Dawson's journey to the Baltic was an eventful one. After leaving school, he trained as a telegraphist. Following his stumble with New Zealand services, he crossed the Tasman and joined the Royal Australian Naval Transport Service, and served in the Mediterranean. This made the next step straightforward - entry to the Royal Naval Air Service in the UK in July 1917. Dawson got his pilot's badge in January 1918 and within three months was training for a top-secret operation.
At the controls of single-engined Sopwith Camels, the mission pilots flew practice runs over targets on a Scottish airfield before heading into the North Sea on board HMS Furious. Their objective was the destruction of Zeppelin sheds at Tondern, a German town near the border with neutral Denmark.
Airships had been an important part of Germany's arsenal, used for reconnaissance and less successfully in bombing raids over Britain. The real value of the cigar-shaped craft was the psychological impact felt by people on the ground.
Seven Camels flew off Furious in the early hours of July 19, 1918. Dawson, with two 25kg bombs strapped to his biplane, took off in the second group for the 120km flight to the target.
The raid was a triumph - two 200m-long zeppelins were destroyed and the airbase crippled, the first carrier strike in history.

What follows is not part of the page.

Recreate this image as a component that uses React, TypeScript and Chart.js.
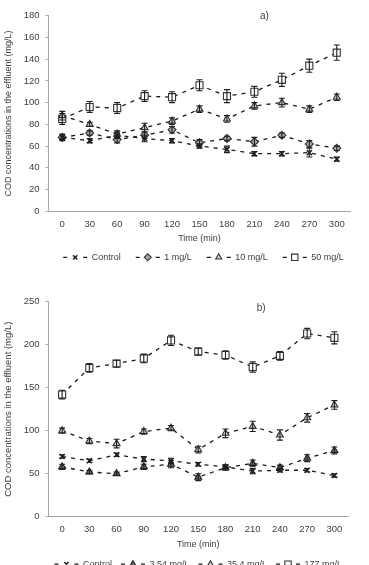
import React, { useEffect, useRef } from 'react';
import { Chart, registerables } from 'chart.js';
import { drawPoint } from 'chart.js/helpers';

Chart.register(...registerables);

// ---- data -------------------------------------------------------------
const timeLabels = ['0', '30', '60', '90', '120', '150', '180', '210', '240', '270', '300'];

// a) COD (mg/L) and +/- error
const controlA = [68, 65, 70, 67, 65, 60, 57, 53, 53, 54, 48];
const controlAErr = [2, 2, 3, 3, 2, 2, 3, 2, 2, 4, 2];
const oneMgA = [68, 72, 66, 70, 75, 63, 67, 64, 70, 62, 58];
const oneMgAErr = [3, 2, 3, 3, 3, 3, 2, 4, 2, 3, 2];
const tenMgA = [88, 80, 71, 77, 83, 94, 85, 97, 100, 94, 105];
const tenMgAErr = [4, 2, 3, 4, 3, 3, 3, 3, 4, 3, 3];
const fiftyMgA = [85, 96, 95, 106, 105, 116, 106, 110, 121, 134, 146];
const fiftyMgAErr = [5, 5, 5, 5, 5, 5, 6, 5, 6, 6, 7];

// b) COD (mg/L) and +/- error
const controlB = [70, 65, 72, 67, 65, 61, 58, 53, 54, 54, 48];
const controlBErr = [2, 2, 2, 3, 3, 2, 2, 3, 2, 2, 2];
const lowB = [58, 52, 50, 58, 61, 46, 57, 62, 57, 68, 77];
const lowBErr = [3, 2, 2, 3, 4, 4, 3, 4, 3, 4, 4];
const midB = [100, 88, 85, 99, 103, 78, 97, 105, 95, 115, 130];
const midBErr = [3, 3, 5, 3, 3, 4, 5, 6, 6, 5, 5];
const highB = [142, 173, 178, 184, 205, 192, 188, 174, 187, 213, 208];
const highBErr = [5, 5, 4, 5, 6, 4, 5, 6, 5, 6, 7];

// ---- styles -----------------------------------------------------------
const FONT = '"Liberation Sans", Arial, sans-serif';
const TEXT = '#404040';
const AXIS = '#a6a6a6';
const LINE = '#1a1a1a';
const Y_TITLE = 'COD concentrations in the effluent (mg/L)';

const markers: Record<string, any> = {
  cross: { pointStyle: 'crossRot', pointRadius: 3.5, pointBackgroundColor: '#1f1f1f', pointBorderColor: '#1f1f1f', pointBorderWidth: 1.5 },
  diamond: { pointStyle: 'rectRot', pointRadius: 4, pointBackgroundColor: '#a6a6a6', pointBorderColor: '#333333', pointBorderWidth: 1.1 },
  triLight: { pointStyle: 'triangle', pointRadius: 4, pointBackgroundColor: '#d0d0d0', pointBorderColor: '#333333', pointBorderWidth: 1.1 },
  triDark: { pointStyle: 'triangle', pointRadius: 4, pointBackgroundColor: '#6e6e6e', pointBorderColor: '#1f1f1f', pointBorderWidth: 1.1 },
  square: { pointStyle: 'rect', pointRadius: 5, pointBackgroundColor: '#ffffff', pointBorderColor: '#333333', pointBorderWidth: 1.1 },
};

function series(label: string, data: number[], errors: number[], marker: string) {
  return {
    label,
    data,
    errors,
    borderColor: LINE,
    borderWidth: 1.3,
    borderDash: [4, 5],
    fill: false,
    tension: 0,
    ...markers[marker],
  };
}

// vertical error bars with caps
const errorBarPlugin = {
  id: 'errorBars',
  afterDatasetsDraw(chart: any) {
    const { ctx } = chart;
    const yScale = chart.scales.y;
    chart.data.datasets.forEach((ds: any, i: number) => {
      if (!ds.errors) return;
      const meta = chart.getDatasetMeta(i);
      ctx.save();
      ctx.strokeStyle = '#1f1f1f';
      ctx.lineWidth = 1.1;
      ctx.setLineDash([]);
      meta.data.forEach((pt: any, j: number) => {
        const v = ds.data[j];
        const e = ds.errors[j];
        const top = yScale.getPixelForValue(v + e);
        const bot = yScale.getPixelForValue(v - e);
        const x = pt.x;
        ctx.beginPath();
        ctx.moveTo(x, top);
        ctx.lineTo(x, bot);
        ctx.moveTo(x - 3, top);
        ctx.lineTo(x + 3, top);
        ctx.moveTo(x - 3, bot);
        ctx.lineTo(x + 3, bot);
        ctx.stroke();
      });
      ctx.restore();
    });
  },
};

// legend entries drawn as "- marker - label"
const dashLegendPlugin = {
  id: 'dashLegend',
  afterDraw(chart: any, _args: any, opts: any) {
    const { ctx, chartArea } = chart;
    ctx.save();
    ctx.font = `${opts.fontSize}px ${FONT}`;
    const sample = 24;
    const gap = 4.5;
    const spacing = opts.spacing;
    const items = chart.data.datasets.map((ds: any) => ({ ds, w: sample + gap + ctx.measureText(ds.label).width }));
    const total = items.reduce((s: number, it: any) => s + it.w, 0) + spacing * (items.length - 1);
    let x = (chartArea.left + chartArea.right) / 2 + opts.shift - total / 2;
    const y = chartArea.bottom + opts.offset;
    items.forEach(({ ds, w }: any) => {
      ctx.strokeStyle = LINE;
      ctx.lineWidth = 1.3;
      ctx.setLineDash([]);
      ctx.beginPath();
      ctx.moveTo(x, y);
      ctx.lineTo(x + 4, y);
      ctx.moveTo(x + sample - 4, y);
      ctx.lineTo(x + sample, y);
      ctx.stroke();
      ctx.fillStyle = ds.pointBackgroundColor;
      ctx.strokeStyle = ds.pointBorderColor;
      ctx.lineWidth = ds.pointBorderWidth;
      drawPoint(ctx, { pointStyle: ds.pointStyle, radius: ds.pointRadius - 0.5, rotation: 0, borderWidth: ds.pointBorderWidth }, x + sample / 2, y);
      ctx.fillStyle = TEXT;
      ctx.textAlign = 'left';
      ctx.textBaseline = 'middle';
      ctx.fillText(ds.label, x + sample + gap, y);
      x += w + spacing;
    });
    ctx.restore();
  },
};

// "a)" / "b)" tag inside the plot area
const panelTagPlugin = {
  id: 'panelTag',
  afterDraw(chart: any, _args: any, opts: any) {
    const { ctx, chartArea } = chart;
    ctx.save();
    ctx.font = `10px ${FONT}`;
    ctx.fillStyle = TEXT;
    ctx.textAlign = 'center';
    ctx.textBaseline = 'middle';
    ctx.fillText(opts.text, chartArea.left + opts.fx * (chartArea.right - chartArea.left), chartArea.top + opts.dy);
    ctx.restore();
  },
};

function buildConfig(p: any): any {
  const tickFont = { family: FONT, size: 9.5 };
  return {
    type: 'line',
    data: { labels: timeLabels, datasets: p.datasets },
    plugins: [errorBarPlugin, dashLegendPlugin, panelTagPlugin],
    options: {
      responsive: false,
      animation: false,
      devicePixelRatio: 1,
      layout: { padding: p.padding },
      plugins: {
        legend: { display: false },
        tooltip: { enabled: false },
        dashLegend: { fontSize: 9, spacing: p.legendSpacing, shift: p.legendShift, offset: p.legendOffset },
        panelTag: { text: p.tag, fx: p.tagFx, dy: p.tagDy },
      },
      scales: {
        x: {
          type: 'category',
          offset: true,
          grid: { display: false, drawTicks: false },
          border: { color: AXIS, width: 1 },
          ticks: { color: TEXT, font: tickFont, padding: 7, maxRotation: 0, autoSkip: false },
          title: { display: true, text: 'Time (min)', color: TEXT, font: { family: FONT, size: 9 }, padding: { top: 0, bottom: 7 } },
          afterFit: (s: any) => { s.height = 40; },
        },
        y: {
          min: 0,
          max: p.yMax,
          ticks: { stepSize: p.yStep, color: TEXT, font: tickFont, padding: 6 },
          grid: { drawOnChartArea: false, drawTicks: true, tickLength: 3, color: AXIS },
          border: { color: AXIS, width: 1 },
          title: { display: true, text: Y_TITLE, color: TEXT, font: { family: FONT, size: p.yTitleSize }, padding: { top: 3, bottom: 0 } },
          afterFit: (s: any) => { s.width = 48.5; },
        },
      },
    },
  };
}

const panelA = {
  datasets: [
    series('Control', controlA, controlAErr, 'cross'),
    series('1 mg/L', oneMgA, oneMgAErr, 'diamond'),
    series('10 mg/L', tenMgA, tenMgAErr, 'triLight'),
    series('50 mg/L', fiftyMgA, fiftyMgAErr, 'square'),
  ],
  yMax: 180,
  yStep: 20,
  yTitleSize: 9,
  padding: { left: 0, right: 18.5, top: 15.7, bottom: 38.7 },
  legendOffset: 46,
  legendSpacing: 15,
  legendShift: 4,
  tag: 'a)',
  tagFx: 0.715,
  tagDy: 1,
};

const panelB = {
  datasets: [
    series('Control', controlB, controlBErr, 'cross'),
    series('3.54 mg/L', lowB, lowBErr, 'triDark'),
    series('35.4 mg/L', midB, midBErr, 'triLight'),
    series('177 mg/L', highB, highBErr, 'square'),
  ],
  yMax: 250,
  yStep: 50,
  yTitleSize: 9.5,
  padding: { left: 0, right: 21, top: 8, bottom: 8.3 },
  legendOffset: 47.5,
  legendSpacing: 9,
  legendShift: 0,
  tag: 'b)',
  tagFx: 0.71,
  tagDy: 7,
};

export default function App() {
  const refA = useRef<HTMLCanvasElement>(null);
  const refB = useRef<HTMLCanvasElement>(null);

  useEffect(() => {
    const a = new Chart(refA.current as HTMLCanvasElement, buildConfig(panelA));
    const b = new Chart(refB.current as HTMLCanvasElement, buildConfig(panelB));
    return () => {
      a.destroy();
      b.destroy();
    };
  }, []);

  return (
    <div style={{ position: 'absolute', left: 0, top: 0, width: 369, height: 565, overflow: 'hidden', background: '#fff' }}>
      <canvas ref={refA} width={369} height={290} style={{ display: 'block', width: 369, height: 290 }} />
      <canvas ref={refB} width={369} height={275} style={{ display: 'block', width: 369, height: 275 }} />
    </div>
  );
}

The Te Puke Times, noting that Lieutenant Dawson once worked in the town post office, reported the pilot, despite fierce enemy fire, saw his bombs "burst on the building with fine effect".

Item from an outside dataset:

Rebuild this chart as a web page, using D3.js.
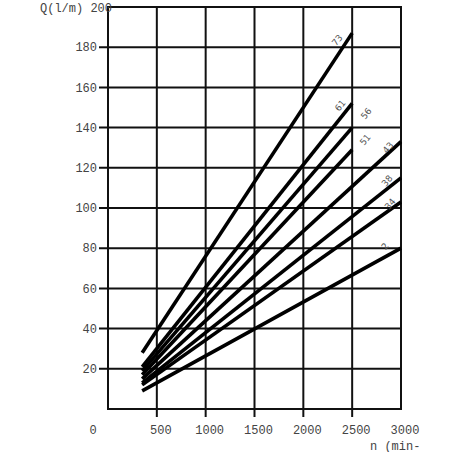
<!DOCTYPE html>
<html>
<head>
<meta charset="utf-8">
<script src="https://cdn.jsdelivr.net/npm/d3@7"></script>
<style>
  html, body { margin: 0; padding: 0; background: #fff; }
  svg { display: block; }
</style>
</head>
<body>
<div id="chart"></div>
<script>
// ---- data ----
const seriesNames = ["73", "61", "56", "51", "43", "38", "34", "2"];
const startN = [350, 350, 350, 350, 350, 350, 350, 350];
const startQ = [28, 21, 19, 17, 15, 13, 12, 9];
const endN   = [2500, 2500, 2500, 2500, 3000, 3000, 3000, 3000];
const endQ   = [187, 152, 140, 129, 133, 115, 103, 80];
const xTicks = [0, 500, 1000, 1500, 2000, 2500, 3000];
const yTicks = [20, 40, 60, 80, 100, 120, 140, 160, 180, 200];
// label offsets in px relative to line end (style)
const labelDx = [-15, -12, 14, 13, -13, -14, -11, -16];
const labelDy = [7, 2, -14, -10, 6, 3, 2, -2];

const W = 452, H = 452;
const svg = d3.select("#chart").append("svg").attr("width", W).attr("height", H);
svg.append("defs").append("clipPath").attr("id", "clipAll")
  .append("rect").attr("x", 0).attr("y", 0).attr("width", 420).attr("height", H);
const root = svg.append("g").attr("clip-path", "url(#clipAll)");

const x = d3.scaleLinear().domain([0, 3000]).range([108, 401]);
const y = d3.scaleLinear().domain([0, 200]).range([409, 7]);

const mono = "'Liberation Mono', 'DejaVu Sans Mono', monospace";

// gridlines
root.append("g").selectAll("line.v").data(xTicks.filter(d => d > 0 && d < 3000)).join("line")
  .attr("x1", d => x(d)).attr("x2", d => x(d)).attr("y1", y(200)).attr("y2", y(0) + 8)
  .attr("stroke", "#111").attr("stroke-width", 2);
root.append("g").selectAll("line.h").data(yTicks.filter(d => d < 200)).join("line")
  .attr("x1", x(0) - 9).attr("x2", x(3000)).attr("y1", d => y(d)).attr("y2", d => y(d))
  .attr("stroke", "#111").attr("stroke-width", 2);

// frame
root.append("rect").attr("x", x(0)).attr("y", y(200))
  .attr("width", x(3000) - x(0)).attr("height", y(0) - y(200))
  .attr("fill", "none").attr("stroke", "#111").attr("stroke-width", 2);

// y tick labels
root.append("g").selectAll("text").data(yTicks.filter(d => d < 200)).join("text")
  .attr("x", x(0) - 11).attr("y", d => y(d)).attr("dy", "0.35em")
  .attr("text-anchor", "end").attr("font-family", mono).attr("font-size", 12)
  .attr("fill", "#444").text(d => d);
// top label
root.append("text").attr("x", 40).attr("y", y(200) + 5)
  .attr("font-family", mono).attr("font-size", 12).attr("fill", "#444")
  .text("Q(l/m) 200");

// x tick labels
root.append("g").selectAll("text").data(xTicks).join("text")
  .attr("x", d => d === 0 ? 93 : x(d) + 4).attr("y", 434)
  .attr("text-anchor", "middle").attr("font-family", mono).attr("font-size", 12)
  .attr("fill", "#444").text(d => d);
root.append("text").attr("x", 370).attr("y", 450)
  .attr("font-family", mono).attr("font-size", 12).attr("fill", "#444")
  .text("n (min-1)");

// data lines
const lines = seriesNames.map((name, i) => ({
  name, pts: [[startN[i], startQ[i]], [endN[i], endQ[i]]], i
}));
const lineGen = d3.line().x(d => x(d[0])).y(d => y(d[1]));
root.append("g").selectAll("path").data(lines).join("path")
  .attr("d", d => lineGen(d.pts))
  .attr("fill", "none").attr("stroke", "#000").attr("stroke-width", 3.6);

// line labels
root.append("g").selectAll("text").data(lines).join("text")
  .attr("transform", d => `translate(${x(d.pts[1][0]) + labelDx[d.i]},${y(d.pts[1][1]) + labelDy[d.i]}) rotate(-50)`)
  .attr("text-anchor", "middle").attr("dy", "0.35em")
  .attr("font-family", "'DejaVu Sans', sans-serif").attr("font-size", 9)
  .attr("fill", "#555").text(d => d.name);
</script>
</body>
</html>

Running low on fuel, Dawson had to put down in Denmark, landing safely despite a punctured tyre, and began a search for petrol.
The New Zealander, "not hankering after an indefinite holiday", swapped his flying outfit for civilian clothes and headed for the coast. There his luck ran out. Arrested by police, Dawson was reunited with two other Tondern raid pilots and detained in a hotel.
The resourceful Kiwi managed to slip out, disguising himself with a hat. He dodged his pursuers by train and bicycle until he caught a boat to Sweden, hopped across to Norway before catching another boat for Scotland. He was back in the UK barely two weeks after the raid.
Awarded a Distinguished Flying Cross, Dawson remained on active service. In 1919 he sailed on the modified cruiser HMS Vindictive with the British and French Fleet in support of White Russian forces fighting the Bolsheviks at Petrograd - modern-day St Petersburg. On September 17, Dawson failed to return from a patrol. He was 25. The brave airman was buried at Koivisto, a former Finnish town but now part of Russia.